Give back the full listing, character for character, with no pictures.

[Begin Available data]

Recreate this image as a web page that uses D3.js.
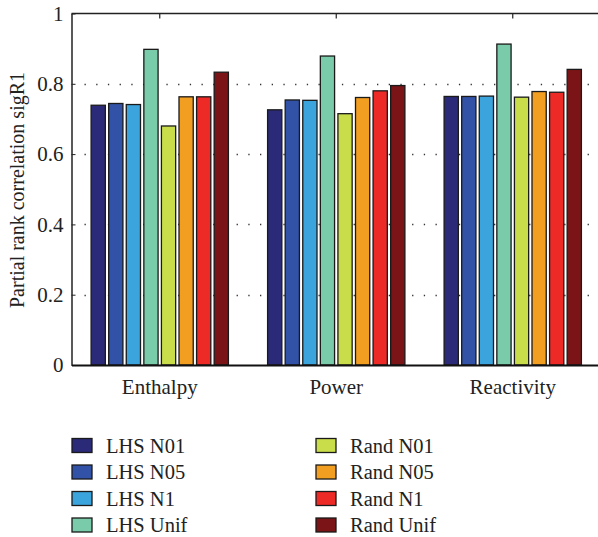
<!DOCTYPE html>
<html>
<head>
<meta charset="utf-8">
<script src="https://d3js.org/d3.v7.min.js"></script>
<style>
  body { margin: 0; background: #fff; }
</style>
</head>
<body>
<svg id="chart" width="598" height="537"></svg>
<script>
var categories = ["Enthalpy", "Power", "Reactivity"];
var seriesNames = ["LHS N01", "LHS N05", "LHS N1", "LHS Unif",
                   "Rand N01", "Rand N05", "Rand N1", "Rand Unif"];
var seriesColors = ["#2a2a78", "#3152a6", "#3ca4dc", "#7acbaa",
                    "#c9dc4a", "#f29e20", "#ee2a27", "#7a1416"];
// one array per category, in series order
var enthalpyValues   = [0.739, 0.744, 0.741, 0.898, 0.680, 0.763, 0.763, 0.833];
var powerValues      = [0.726, 0.754, 0.753, 0.879, 0.715, 0.761, 0.780, 0.795];
var reactivityValues = [0.764, 0.764, 0.765, 0.913, 0.762, 0.778, 0.776, 0.841];
var yTicks = [0, 0.2, 0.4, 0.6, 0.8, 1];
var yLabel = "Partial rank correlation sigR1";

var FONT = '"Liberation Serif", "Times New Roman", serif';

var values = [enthalpyValues, powerValues, reactivityValues];
var data = [];
categories.forEach(function (c, i) {
    seriesNames.forEach(function (s, j) {
        data.push({cat: c, series: s, value: values[i][j]});
    });
});

var svg = d3.select("#chart");
var margin = {top: 13.5, left: 71.5, bottom: 365},
    plotRight = 601;

var x0 = d3.scaleBand()
    .domain(categories)
    .range([margin.left, plotRight]);

var x1 = d3.scaleBand()
    .domain(seriesNames)
    .range([0, x0.bandwidth()])
    .paddingInner(0.19)
    .paddingOuter(1.115);

var y = d3.scaleLinear()
    .domain([0, 1])
    .range([margin.bottom, margin.top]);

var color = d3.scaleOrdinal().domain(seriesNames).range(seriesColors);

// dotted grid
svg.append("g")
    .selectAll("line")
    .data(yTicks.filter(d => d > 0 && d < 1))
    .join("line")
    .attr("x1", margin.left + 13)
    .attr("x2", plotRight)
    .attr("y1", d => Math.round(y(d)) + 0.5)
    .attr("y2", d => Math.round(y(d)) + 0.5)
    .attr("stroke", "#333")
    .attr("stroke-width", 1.3)
    .attr("stroke-dasharray", "1.3,10.4");

// bars
svg.append("g")
    .selectAll("rect")
    .data(data)
    .join("rect")
    .attr("x", d => x0(d.cat) + x1(d.series))
    .attr("y", d => y(d.value))
    .attr("width", x1.bandwidth())
    .attr("height", d => y(0) - y(d.value))
    .attr("fill", d => color(d.series))
    .attr("stroke", "#1a1a1a")
    .attr("stroke-width", 1.3);

// frame: top line, left axis, bottom axis
svg.append("line")
    .attr("x1", margin.left).attr("x2", plotRight)
    .attr("y1", margin.top).attr("y2", margin.top)
    .attr("stroke", "#222").attr("stroke-width", 1.5);

var yAxis = svg.append("g")
    .attr("transform", `translate(${margin.left},0)`)
    .call(d3.axisRight(y)
        .tickValues(yTicks)
        .tickFormat(d => d === 0 || d === 1 ? d3.format("d")(d) : d3.format(".1f")(d))
        .tickSize(4)
        .tickSizeOuter(0));
yAxis.attr("font-family", null).attr("font-size", null);
yAxis.select(".domain").attr("stroke", "#222").attr("stroke-width", 1.5);
yAxis.selectAll(".tick line").attr("stroke", "#222");
yAxis.selectAll(".tick text")
    .attr("x", -8)
    .attr("text-anchor", "end")
    .attr("fill", "#222")
    .style("font-size", "21px")
    .style("font-family", FONT);

var xTop = svg.append("g")
    .attr("transform", `translate(0,${margin.top})`)
    .call(d3.axisBottom(x0).tickSize(5).tickSizeOuter(0).tickFormat(""));
xTop.select(".domain").remove();
xTop.selectAll(".tick line").attr("stroke", "#222").attr("stroke-width", 1.2);

var xAxis = svg.append("g")
    .attr("transform", `translate(0,${margin.bottom})`)
    .call(d3.axisBottom(x0).tickSize(0).tickSizeOuter(0).tickPadding(10));
xAxis.attr("font-family", null).attr("font-size", null);
xAxis.select(".domain").attr("stroke", "#111").attr("stroke-width", 2);
xAxis.selectAll(".tick text")
    .attr("dy", "0.9em")
    .attr("fill", "#222")
    .style("font-size", "21px")
    .style("font-family", FONT);

// y label
svg.append("text")
    .attr("transform", "translate(24,190) rotate(-90)")
    .attr("text-anchor", "middle")
    .attr("fill", "#222")
    .style("font-size", "20px")
    .style("font-family", FONT)
    .text(yLabel);

// legend
var legend = svg.append("g");
var legendItems = legend.selectAll("g")
    .data(seriesNames)
    .join("g")
    .attr("transform", (d, i) => `translate(${i < 4 ? 72 : 316},${438.5 + (i % 4) * 26.5})`);
legendItems.append("rect")
    .attr("width", 20)
    .attr("height", 14)
    .attr("fill", d => color(d))
    .attr("stroke", "#1a1a1a")
    .attr("stroke-width", 1.3);
legendItems.append("text")
    .attr("x", 34)
    .attr("y", 14)
    .attr("fill", "#222")
    .style("font-size", "20.5px")
    .style("font-family", FONT)
    .text(d => d);
</script>
</body>
</html>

[End Available data]

▶ [Reply]:
Recreate this image as a web page that uses D3.js.
<!DOCTYPE html>
<html>
<head>
<meta charset="utf-8">
<script src="https://d3js.org/d3.v7.min.js"></script>
<style>
  body { margin: 0; background: #fff; }
</style>
</head>
<body>
<svg id="chart" width="598" height="537"></svg>
<script>
var categories = ["Enthalpy", "Power", "Reactivity"];
var seriesNames = ["LHS N01", "LHS N05", "LHS N1", "LHS Unif",
                   "Rand N01", "Rand N05", "Rand N1", "Rand Unif"];
var seriesColors = ["#2a2a78", "#3152a6", "#3ca4dc", "#7acbaa",
                    "#c9dc4a", "#f29e20", "#ee2a27", "#7a1416"];
// one array per category, in series order
var enthalpyValues   = [0.739, 0.744, 0.741, 0.898, 0.680, 0.763, 0.763, 0.833];
var powerValues      = [0.726, 0.754, 0.753, 0.879, 0.715, 0.761, 0.780, 0.795];
var reactivityValues = [0.764, 0.764, 0.765, 0.913, 0.762, 0.778, 0.776, 0.841];
var yTicks = [0, 0.2, 0.4, 0.6, 0.8, 1];
var yLabel = "Partial rank correlation sigR1";

var FONT = '"Liberation Serif", "Times New Roman", serif';

var values = [enthalpyValues, powerValues, reactivityValues];
var data = [];
categories.forEach(function (c, i) {
    seriesNames.forEach(function (s, j) {
        data.push({cat: c, series: s, value: values[i][j]});
    });
});

var svg = d3.select("#chart");
var margin = {top: 13.5, left: 71.5, bottom: 365},
    plotRight = 601;

var x0 = d3.scaleBand()
    .domain(categories)
    .range([margin.left, plotRight]);

var x1 = d3.scaleBand()
    .domain(seriesNames)
    .range([0, x0.bandwidth()])
    .paddingInner(0.19)
    .paddingOuter(1.115);

var y = d3.scaleLinear()
    .domain([0, 1])
    .range([margin.bottom, margin.top]);

var color = d3.scaleOrdinal().domain(seriesNames).range(seriesColors);

// dotted grid
svg.append("g")
    .selectAll("line")
    .data(yTicks.filter(d => d > 0 && d < 1))
    .join("line")
    .attr("x1", margin.left + 13)
    .attr("x2", plotRight)
    .attr("y1", d => Math.round(y(d)) + 0.5)
    .attr("y2", d => Math.round(y(d)) + 0.5)
    .attr("stroke", "#333")
    .attr("stroke-width", 1.3)
    .attr("stroke-dasharray", "1.3,10.4");

// bars
svg.append("g")
    .selectAll("rect")
    .data(data)
    .join("rect")
    .attr("x", d => x0(d.cat) + x1(d.series))
    .attr("y", d => y(d.value))
    .attr("width", x1.bandwidth())
    .attr("height", d => y(0) - y(d.value))
    .attr("fill", d => color(d.series))
    .attr("stroke", "#1a1a1a")
    .attr("stroke-width", 1.3);

// frame: top line, left axis, bottom axis
svg.append("line")
    .attr("x1", margin.left).attr("x2", plotRight)
    .attr("y1", margin.top).attr("y2", margin.top)
    .attr("stroke", "#222").attr("stroke-width", 1.5);

var yAxis = svg.append("g")
    .attr("transform", `translate(${margin.left},0)`)
    .call(d3.axisRight(y)
        .tickValues(yTicks)
        .tickFormat(d => d === 0 || d === 1 ? d3.format("d")(d) : d3.format(".1f")(d))
        .tickSize(4)
        .tickSizeOuter(0));
yAxis.attr("font-family", null).attr("font-size", null);
yAxis.select(".domain").attr("stroke", "#222").attr("stroke-width", 1.5);
yAxis.selectAll(".tick line").attr("stroke", "#222");
yAxis.selectAll(".tick text")
    .attr("x", -8)
    .attr("text-anchor", "end")
    .attr("fill", "#222")
    .style("font-size", "21px")
    .style("font-family", FONT);

var xTop = svg.append("g")
    .attr("transform", `translate(0,${margin.top})`)
    .call(d3.axisBottom(x0).tickSize(5).tickSizeOuter(0).tickFormat(""));
xTop.select(".domain").remove();
xTop.selectAll(".tick line").attr("stroke", "#222").attr("stroke-width", 1.2);

var xAxis = svg.append("g")
    .attr("transform", `translate(0,${margin.bottom})`)
    .call(d3.axisBottom(x0).tickSize(0).tickSizeOuter(0).tickPadding(10));
xAxis.attr("font-family", null).attr("font-size", null);
xAxis.select(".domain").attr("stroke", "#111").attr("stroke-width", 2);
xAxis.selectAll(".tick text")
    .attr("dy", "0.9em")
    .attr("fill", "#222")
    .style("font-size", "21px")
    .style("font-family", FONT);

// y label
svg.append("text")
    .attr("transform", "translate(24,190) rotate(-90)")
    .attr("text-anchor", "middle")
    .attr("fill", "#222")
    .style("font-size", "20px")
    .style("font-family", FONT)
    .text(yLabel);

// legend
var legend = svg.append("g");
var legendItems = legend.selectAll("g")
    .data(seriesNames)
    .join("g")
    .attr("transform", (d, i) => `translate(${i < 4 ? 72 : 316},${438.5 + (i % 4) * 26.5})`);
legendItems.append("rect")
    .attr("width", 20)
    .attr("height", 14)
    .attr("fill", d => color(d))
    .attr("stroke", "#1a1a1a")
    .attr("stroke-width", 1.3);
legendItems.append("text")
    .attr("x", 34)
    .attr("y", 14)
    .attr("fill", "#222")
    .style("font-size", "20.5px")
    .style("font-family", FONT)
    .text(d => d);
</script>
</body>
</html>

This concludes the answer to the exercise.